>> Begin

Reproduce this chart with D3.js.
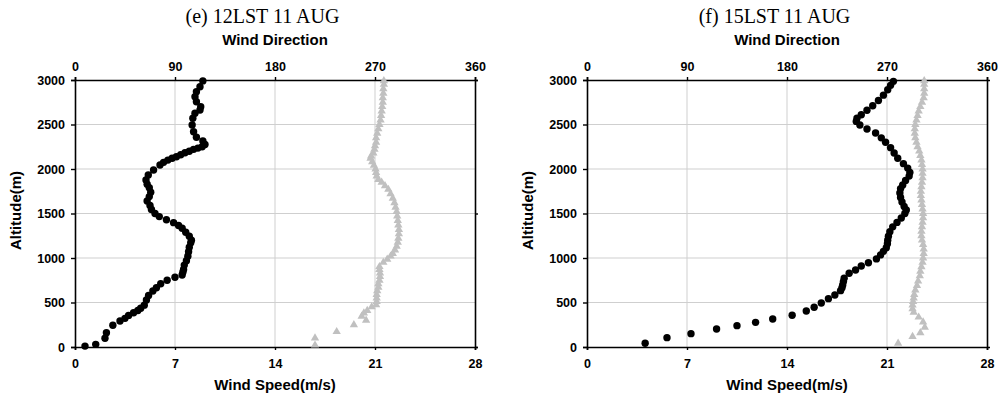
<!DOCTYPE html>
<html>
<head>
<meta charset="utf-8">
<script src="https://cdn.jsdelivr.net/npm/d3@7"></script>
<style>
  body { margin: 0; background: #fff; }
  svg { display: block; }
  .tick text { font-family: "Liberation Sans", Arial, sans-serif; font-weight: bold; font-size: 12.5px; fill: #000; }
</style>
</head>
<body>
<div id="chart"></div>
<script>
// Tick values shared by both panels
const speedTicks = [0, 7, 14, 21, 28];
const dirTicks = [0, 90, 180, 270, 360];
const altTicks = [0, 500, 1000, 1500, 2000, 2500, 3000];
const panelTitles = ["(e) 12LST 11 AUG", "(f) 15LST 11 AUG"];

// (e) wind speed [m/s, altitude m]
const e12Speed = [
  [0.7,10],[1.45,30],[2.1,98],[2.2,160],[2.65,245],[3.15,292],[3.5,322],[3.75,355],[4.1,385],[4.4,410],
  [4.6,435],[4.85,470],[5.0,528],[5.15,580],[5.45,630],[5.7,665],[6.0,710],[6.45,750],[7.0,783],[7.5,809],
  [7.55,840],[7.6,870],[7.65,920],[7.8,970],[7.9,1020],[7.95,1070],[8.0,1120],[8.1,1170],[8.15,1200],[8.0,1245],
  [7.75,1290],[7.5,1335],[7.25,1365],[6.9,1397],[6.4,1430],[5.9,1465],[5.6,1500],[5.35,1545],[5.25,1590],[5.05,1640],
  [5.2,1690],[5.3,1740],[5.2,1790],[5.05,1830],[4.97,1876],[5.13,1933],[5.5,1989],[5.95,2045],[6.2,2075],[6.5,2100],
  [6.8,2120],[7.1,2138],[7.4,2160],[7.7,2183],[8.0,2200],[8.3,2221],[8.6,2235],[8.9,2250],[9.1,2275],[8.95,2315],
  [8.5,2356],[8.3,2419],[8.2,2494],[8.25,2570],[8.4,2626],[8.75,2663],[8.8,2700],[8.5,2756],[8.4,2812],[8.5,2869],
  [8.75,2925],[8.95,2990]
];

// (e) wind direction [deg, altitude m]
const e12Dir = [
  [216,20],[216,100],[235.5,172],[251,250],[262,300],[258,345],[260,380],[263,410],[267,450],[271,475],
  [271.5,510],[271.5,550],[271.5,590],[272,630],[273,670],[273,710],[274,750],[274.5,790],[274.5,830],[274,870],
  [274,902],[277.5,950],[281,985],[284,1020],[286,1050],[288,1090],[289.5,1130],[290.5,1175],[291,1220],[291.5,1270],
  [291.5,1320],[291,1370],[290.5,1420],[290,1470],[289.5,1520],[288.5,1570],[287.5,1620],[286,1670],[284,1720],[282,1770],
  [279,1810],[276,1850],[273,1880],[271.5,1920],[271,1960],[270.5,2000],[269,2040],[267.5,2080],[266,2120],[266.5,2145],
  [268.5,2180],[269.5,2220],[270,2260],[271,2300],[271,2350],[272,2400],[273,2450],[274,2500],[275,2550],[275.5,2600],
  [276,2650],[276.5,2700],[277,2750],[277,2800],[277.5,2850],[277.5,2900],[278,2950],[278,2990]
];

// (f) wind speed [m/s, altitude m]
const f15Speed = [
  [4.07,42],[5.6,105],[7.28,150],[9.07,202],[10.5,240],[11.8,277],[13.0,315],[14.36,356],[15.35,404],[15.9,446],
  [16.4,494],[16.9,543],[17.35,584],[17.75,633],[17.85,665],[17.9,697],[17.95,735],[18.0,772],[18.35,828],[18.8,865],
  [19.2,910],[19.7,947],[20.26,990],[20.55,1035],[20.75,1075],[20.95,1115],[21.03,1160],[21.05,1200],[21.1,1245],[21.2,1296],
  [21.4,1350],[21.7,1400],[22.0,1450],[22.25,1500],[22.35,1540],[22.2,1580],[22.05,1630],[21.95,1680],[21.9,1730],[21.95,1780],
  [22.1,1820],[22.3,1870],[22.55,1920],[22.6,1960],[22.45,2010],[22.15,2060],[21.75,2120],[21.5,2180],[21.25,2240],[20.9,2300],
  [20.6,2350],[20.2,2405],[19.6,2450],[19.1,2495],[18.85,2535],[18.9,2570],[19.2,2610],[19.6,2660],[20.0,2710],[20.4,2770],
  [20.75,2830],[21.05,2890],[21.25,2940],[21.45,2985]
];

// (f) wind direction [deg, altitude m]
const f15Dir = [
  [280,42],[293,116],[300,160],[304,220],[302.5,280],[298.5,335],[294,390],[293,430],[293,470],[293.5,510],
  [294,550],[294.5,590],[295.5,640],[297,690],[298,740],[299.5,800],[300,850],[301,900],[302,950],[302.5,1000],
  [303,1050],[303,1100],[302.5,1150],[301.5,1200],[301,1250],[301,1300],[301.5,1350],[302,1400],[302.5,1450],[302.5,1500],
  [302,1550],[301.5,1600],[301,1650],[300.5,1700],[300.5,1750],[301,1800],[301.5,1850],[302,1900],[302,1950],[302,2000],
  [301.5,2050],[301,2100],[300,2150],[299,2200],[297.5,2250],[296.5,2300],[295.5,2350],[295,2400],[295,2450],[295.5,2500],
  [296.5,2550],[297.5,2600],[298.5,2650],[300,2700],[301.5,2750],[303,2800],[303.5,2850],[303.5,2900],[303.5,2950],[303.5,2990]
];

const W = 998, H = 399;
const plotW = 400, plotH = 267, plotTop = 80;

const svg = d3.select("#chart")
  .append("svg")
  .attr("width", W)
  .attr("height", H);

const panels = [
  {left: 75, title: panelTitles[0], speed: e12Speed, dir: e12Dir, rightTicks: true},
  {left: 587, title: panelTitles[1], speed: f15Speed, dir: f15Dir, rightTicks: false}
];

panels.forEach(p => {
  const g = svg.append("g").attr("transform", `translate(${p.left},${plotTop})`);

  const x = d3.scaleLinear().domain([0, 28]).range([0, plotW]);
  const xDir = d3.scaleLinear().domain([0, 360]).range([0, plotW]);
  const y = d3.scaleLinear().domain([0, 3000]).range([plotH, 0]);

  // Gridlines
  g.append("g").selectAll("line")
    .data(altTicks.slice(1, -1))
    .join("line")
    .attr("x1", 0).attr("x2", plotW)
    .attr("y1", d => y(d)).attr("y2", d => y(d))
    .attr("stroke", "#cfcfcf").attr("stroke-width", 1);
  g.append("g").selectAll("line")
    .data(speedTicks.slice(1, -1))
    .join("line")
    .attr("x1", d => x(d)).attr("x2", d => x(d))
    .attr("y1", 0).attr("y2", plotH)
    .attr("stroke", "#cfcfcf").attr("stroke-width", 1);

  // Axes
  const left = g.append("g")
    .call(d3.axisLeft(y).tickValues(altTicks).tickFormat(d3.format("d")).tickSize(4).tickPadding(6));
  const bottom = g.append("g")
    .attr("transform", `translate(0,${plotH})`)
    .call(d3.axisBottom(x).tickValues(speedTicks).tickFormat(d3.format("d")).tickSize(3).tickPadding(9));
  const top = g.append("g")
    .call(d3.axisTop(xDir).tickValues(dirTicks).tickFormat(d3.format("d")).tickSize(3).tickPadding(6));
  const right = g.append("g")
    .attr("transform", `translate(${plotW},0)`)
    .call(d3.axisRight(y).tickValues(p.rightTicks ? [0, 1500, 3000] : []).tickSize(3).tickFormat(""));

  [left, bottom, top, right].forEach(a => {
    a.select(".domain").attr("stroke", "#000").attr("stroke-width", 1.6);
    a.selectAll(".tick line").attr("stroke", "#000").attr("stroke-width", 1.4);
    a.attr("font-size", null).attr("font-family", null);
  });

  // Wind direction (grey triangles)
  g.append("g").selectAll("path")
    .data(p.dir)
    .join("path")
    .attr("d", d3.symbol(d3.symbolTriangle, 30))
    .attr("transform", d => `translate(${xDir(d[0])},${y(d[1])})`)
    .attr("fill", "#c0c0c0");

  // Wind speed (black dots)
  g.append("g").selectAll("circle")
    .data(p.speed)
    .join("circle")
    .attr("cx", d => x(d[0]))
    .attr("cy", d => y(d[1]))
    .attr("r", 3.7)
    .attr("fill", "#000");

  // Titles and axis labels
  g.append("text")
    .attr("x", plotW / 2 - 12.5)
    .attr("y", 23 - plotTop)
    .attr("text-anchor", "middle")
    .style("font-family", "'Liberation Serif', 'Times New Roman', serif")
    .style("font-size", "20px")
    .text(p.title);

  g.append("text")
    .attr("x", plotW / 2)
    .attr("y", 45 - plotTop)
    .attr("text-anchor", "middle")
    .style("font-family", "'Liberation Sans', Arial, sans-serif")
    .style("font-weight", "bold")
    .style("font-size", "15px")
    .text("Wind Direction");

  g.append("text")
    .attr("x", plotW / 2)
    .attr("y", 390 - plotTop)
    .attr("text-anchor", "middle")
    .style("font-family", "'Liberation Sans', Arial, sans-serif")
    .style("font-weight", "bold")
    .style("font-size", "15px")
    .text("Wind Speed(m/s)");

  g.append("text")
    .attr("transform", `translate(-54,${plotH / 2 - 3}) rotate(-90)`)
    .attr("text-anchor", "middle")
    .style("font-family", "'Liberation Sans', Arial, sans-serif")
    .style("font-weight", "bold")
    .style("font-size", "15px")
    .text("Altitude(m)");
});
</script>
</body>
</html>
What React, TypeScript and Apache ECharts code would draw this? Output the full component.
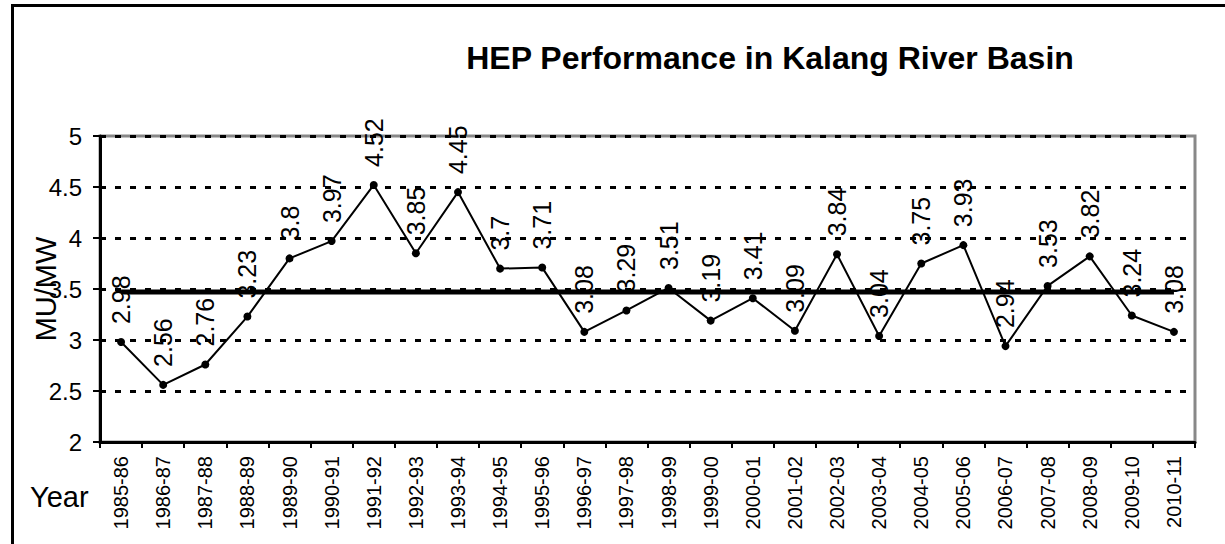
import React, { useEffect, useRef } from "react";
import * as echarts from "echarts";

const categories = [
  "1985-86", "1986-87", "1987-88", "1988-89", "1989-90", "1990-91", "1991-92",
  "1992-93", "1993-94", "1994-95", "1995-96", "1996-97", "1997-98", "1998-99",
  "1999-00", "2000-01", "2001-02", "2002-03", "2003-04", "2004-05", "2005-06",
  "2006-07", "2007-08", "2008-09", "2009-10", "2010-11",
];

const performance = [
  2.98, 2.56, 2.76, 3.23, 3.8, 3.97, 4.52, 3.85, 4.45, 3.7, 3.71, 3.08, 3.29,
  3.51, 3.19, 3.41, 3.09, 3.84, 3.04, 3.75, 3.93, 2.94, 3.53, 3.82, 3.24, 3.08,
];

const MEAN_VALUE = 3.47;

const yTicks = { min: 2, max: 5, interval: 0.5 };

const TITLE = "HEP Performance in Kalang River Basin";
const Y_NAME = "MU/MW";
const X_NAME = "Year";

const FONT = "'Liberation Sans', Arial, sans-serif";

export default function App() {
  const ref = useRef<HTMLDivElement>(null);

  useEffect(() => {
    if (!ref.current) return;
    const chart = echarts.init(ref.current, null, { renderer: "svg" });
    const meanData = categories.map(() => MEAN_VALUE);
    chart.setOption({
      animation: false,
      backgroundColor: "#fff",
      textStyle: { fontFamily: FONT },
      grid: {
        left: 100,
        right: 30,
        top: 136,
        bottom: 102,
        show: true,
        backgroundColor: "transparent",
        borderColor: "#888888",
        borderWidth: 3,
      },
      graphic: [
        {
          type: "rect",
          shape: { x: 12.5, y: 5.5, width: 1400, height: 700 },
          style: { fill: "none", stroke: "#000", lineWidth: 3 },
          silent: true,
          z: 100,
        },
        {
          type: "text",
          x: 770,
          y: 58,
          style: {
            text: TITLE,
            fontSize: 32,
            fontWeight: "bold",
            fontFamily: FONT,
            fill: "#000",
            align: "center",
            verticalAlign: "middle",
          },
        },
        {
          type: "text",
          x: 46,
          y: 289,
          rotation: Math.PI / 2,
          style: {
            text: Y_NAME,
            fontSize: 29,
            fontFamily: FONT,
            fill: "#000",
            align: "center",
            verticalAlign: "middle",
          },
          z: 50,
        },
        {
          type: "text",
          x: 30,
          y: 497,
          style: {
            text: X_NAME,
            fontSize: 29,
            fontFamily: FONT,
            fill: "#000",
            align: "left",
            verticalAlign: "middle",
          },
        },
      ],
      xAxis: {
        type: "category",
        data: categories,
        boundaryGap: true,
        axisLine: { show: true, lineStyle: { color: "#000", width: 3 } },
        axisTick: {
          show: true,
          interval: 0,
          length: 6,
          lineStyle: { color: "#000", width: 2 },
        },
        axisLabel: {
          interval: 0,
          rotate: 90,
          fontSize: 20,
          margin: 14,
          color: "#000",
          fontFamily: FONT,
        },
        splitLine: { show: false },
      },
      yAxis: {
        type: "value",
        min: yTicks.min,
        max: yTicks.max,
        interval: yTicks.interval,
        axisLine: { show: true, lineStyle: { color: "#000", width: 3 } },
        axisTick: { show: true, length: 7, lineStyle: { color: "#000", width: 2 } },
        axisLabel: {
          fontSize: 24,
          margin: 18,
          color: "#000",
          fontFamily: FONT,
        },
        splitLine: {
          show: true,
          lineStyle: { color: "#000", width: 3, type: [6, 9] },
        },
      },
      series: [
        {
          name: "Mean",
          type: "line",
          data: meanData,
          symbol: "none",
          lineStyle: { color: "#000", width: 5 },
          z: 2,
        },
        {
          name: "Performance",
          type: "line",
          data: performance,
          symbol: "circle",
          symbolSize: 8,
          itemStyle: { color: "#000" },
          lineStyle: { color: "#000", width: 2 },
          label: {
            show: true,
            position: "top",
            distance: 14,
            rotate: 90,
            align: "left",
            verticalAlign: "middle",
            fontSize: 25,
            color: "#000",
            fontFamily: FONT,
          },
          z: 3,
        },
      ],
    });
    return () => chart.dispose();
  }, []);

  return (
    <div
      ref={ref}
      style={{
        position: "absolute",
        left: 0,
        top: 0,
        width: 1225,
        height: 544,
        background: "#fff",
      }}
    />
  );
}
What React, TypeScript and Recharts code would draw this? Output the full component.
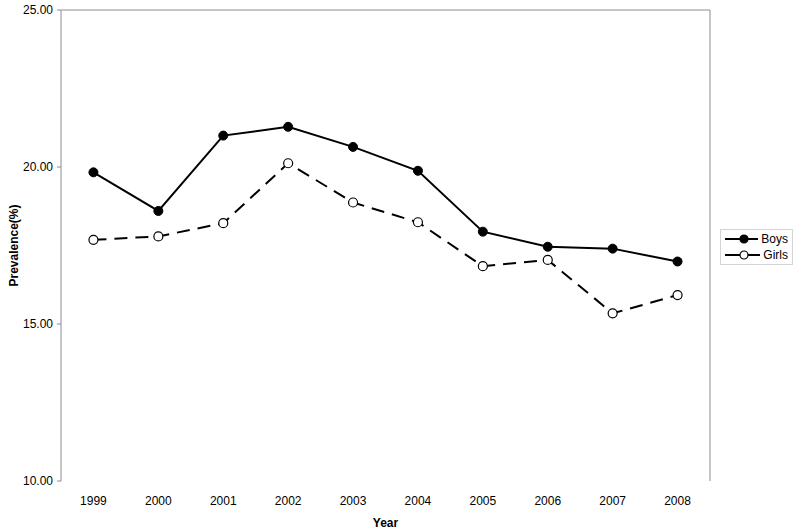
import { LineChart, Line, XAxis, YAxis, ReferenceLine } from "recharts";

const years = [1999, 2000, 2001, 2002, 2003, 2004, 2005, 2006, 2007, 2008];
const boys = [19.83, 18.6, 21.0, 21.28, 20.64, 19.88, 17.94, 17.46, 17.4, 16.99];
const girls = [17.68, 17.79, 18.21, 20.12, 18.87, 18.24, 16.84, 17.04, 15.34, 15.92];
const yTicks = [10, 15, 20, 25];
const bandEdges = [1998.5, 1999.5, 2000.5, 2001.5, 2002.5, 2003.5, 2004.5, 2005.5, 2006.5, 2007.5, 2008.5];

const data = years.map((year, i) => ({ year, boys: boys[i], girls: girls[i] }));

const axisColor = "#8c8c8c";
const font = "Arial, 'Liberation Sans', sans-serif";

function LegendBox() {
  const items = [
    { name: "Boys", fill: "#000" },
    { name: "Girls", fill: "#fff" },
  ];
  return (
    <div
      style={{
        position: "absolute",
        left: 720,
        top: 229,
        width: 63,
        border: "1px solid #d4d4d4",
        padding: "1px 4px",
        fontFamily: font,
        fontSize: 12,
        color: "#000",
        background: "#fff",
      }}
    >
      {items.map((it) => (
        <div key={it.name} style={{ display: "flex", alignItems: "center", height: 16 }}>
          <svg width={38} height={12}>
            <line x1={0} y1={6} x2={38} y2={6} stroke="#000" strokeWidth={2} />
            <circle cx={19} cy={6} r={4} fill={it.fill} stroke="#000" strokeWidth={1.2} />
          </svg>
          <span style={{ marginLeft: 3 }}>{it.name}</span>
        </div>
      ))}
    </div>
  );
}

export default function App() {
  return (
    <div style={{ position: "absolute", left: 0, top: 0, width: 800, height: 530, background: "#fff" }}>
      <LineChart width={800} height={530} data={data} margin={{ top: 10, right: 90, bottom: 0, left: 0 }}>
        <XAxis
          xAxisId="edges"
          dataKey="year"
          type="number"
          domain={[1998.5, 2008.5]}
          ticks={bandEdges}
          interval={0}
          tick={() => <g />}
          height={0}
          stroke={axisColor}
          tickSize={4}
        />
        <XAxis
          dataKey="year"
          type="number"
          domain={[1998.5, 2008.5]}
          ticks={years}
          interval={0}
          axisLine={false}
          tickLine={false}
          tickMargin={9}
          height={49}
          tick={{ fill: "#000", fontSize: 12, fontFamily: font }}
          label={{ value: "Year", position: "insideBottom", offset: 3, style: { fontWeight: "bold", fontSize: 12, fontFamily: font, fill: "#000" } }}
        />
        <YAxis
          domain={[10, 25]}
          ticks={yTicks}
          tickFormatter={(v: number) => v.toFixed(2)}
          width={61}
          stroke={axisColor}
          tickSize={4}
          tickMargin={4}
          tick={{ fill: "#000", fontSize: 12, fontFamily: font }}
          label={{ value: "Prevalence(%)", angle: -90, position: "insideLeft", offset: 14, style: { textAnchor: "middle", fontWeight: "bold", fontSize: 12, fontFamily: font, fill: "#000" } }}
        />
        <ReferenceLine y={25} stroke={axisColor} strokeWidth={1} />
        <ReferenceLine x={2008.5} stroke={axisColor} strokeWidth={1} />
        <Line
          dataKey="boys"
          name="Boys"
          stroke="#000"
          strokeWidth={2}
          dot={{ r: 4.5, fill: "#000", stroke: "#000", strokeWidth: 1 }}
          isAnimationActive={false}
        />
        <Line
          dataKey="girls"
          name="Girls"
          stroke="#000"
          strokeWidth={2}
          strokeDasharray="13 8"
          dot={{ r: 4.5, fill: "#fff", stroke: "#000", strokeWidth: 1.2, strokeDasharray: "0" }}
          isAnimationActive={false}
        />
      </LineChart>
      <LegendBox />
    </div>
  );
}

>> End

## EXERCISE AIM
Taking the entries above, extract every line from the one bearing "What React, TypeScript and Apache" through the one bearing "const ref = useRef<HTMLDivElement>(null);", exactly, with no pictures.

## CORRECT RESPONSE
What React, TypeScript and Apache ECharts code would draw this? Output the full component.
import React, { useEffect, useRef } from "react";
import * as echarts from "echarts";

const categories = [
  "1985-86", "1986-87", "1987-88", "1988-89", "1989-90", "1990-91", "1991-92",
  "1992-93", "1993-94", "1994-95", "1995-96", "1996-97", "1997-98", "1998-99",
  "1999-00", "2000-01", "2001-02", "2002-03", "2003-04", "2004-05", "2005-06",
  "2006-07", "2007-08", "2008-09", "2009-10", "2010-11",
];

const performance = [
  2.98, 2.56, 2.76, 3.23, 3.8, 3.97, 4.52, 3.85, 4.45, 3.7, 3.71, 3.08, 3.29,
  3.51, 3.19, 3.41, 3.09, 3.84, 3.04, 3.75, 3.93, 2.94, 3.53, 3.82, 3.24, 3.08,
];

const MEAN_VALUE = 3.47;

const yTicks = { min: 2, max: 5, interval: 0.5 };

const TITLE = "HEP Performance in Kalang River Basin";
const Y_NAME = "MU/MW";
const X_NAME = "Year";

const FONT = "'Liberation Sans', Arial, sans-serif";

export default function App() {
  const ref = useRef<HTMLDivElement>(null);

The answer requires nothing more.